How to check the image copyright
- Run a reverse image search: Upload an image to a reverse image search tool (see list below) to find similar images and their sources.
- Check for watermarks and metadata: Look for identifying information, such as watermarks or metadata, that may indicate the source and ownership of the image.
- Verify permissions: If you find an image that you would like to use, verify that you have the necessary permissions from the copyright holder before using it.
Reverse image search engines
* TinEye https://tineye.com/
* LibAI Lab https://www.immerse.zone
* Google Image Search https://images.google.com
* Copyseeker https://copyseeker.net/
Submitting complaints
- Contact the copyright holder: If you believe your copyright has been infringed, reach out to the person or entity using the images on a publication to request that they remove or properly attribute the image.

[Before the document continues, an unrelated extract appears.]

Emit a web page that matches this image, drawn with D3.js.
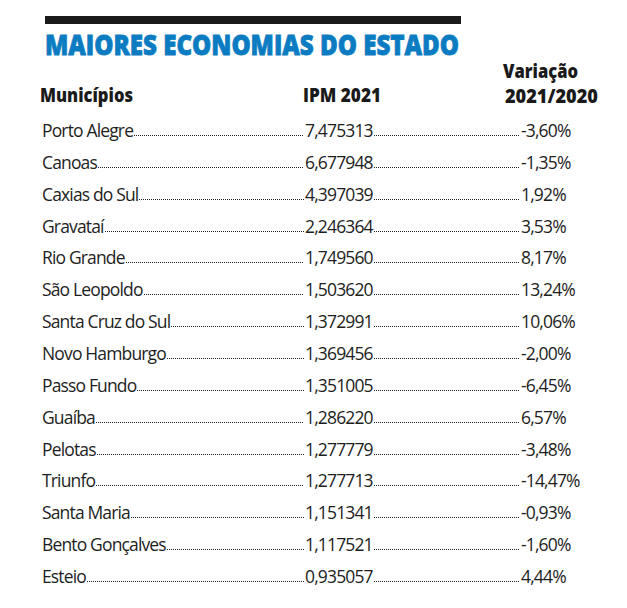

- Send a DMCA takedown notice: If the infringement persists, consider sending a Digital Millennium Copyright Act (DMCA) takedown notice to the website or platform hosting the infringing content. This can result in the removal of the content in question.
- Consult a lawyer: If the issue is not resolved through these steps, consult a lawyer with experience in intellectual property law to explore your legal options.
To prevent unauthorized use in generative AI models
- Watermark your images: Add a visible or invisible watermark to your images to deter unauthorized use and make it easier to identify the source of the image.
- Limit access to your images: Only share your images with trusted individuals or platforms that respect your copyright.
- Monitor the use of your images: Regularly perform reverse image searches to identify instances of unauthorized use and take appropriate action to protect your rights.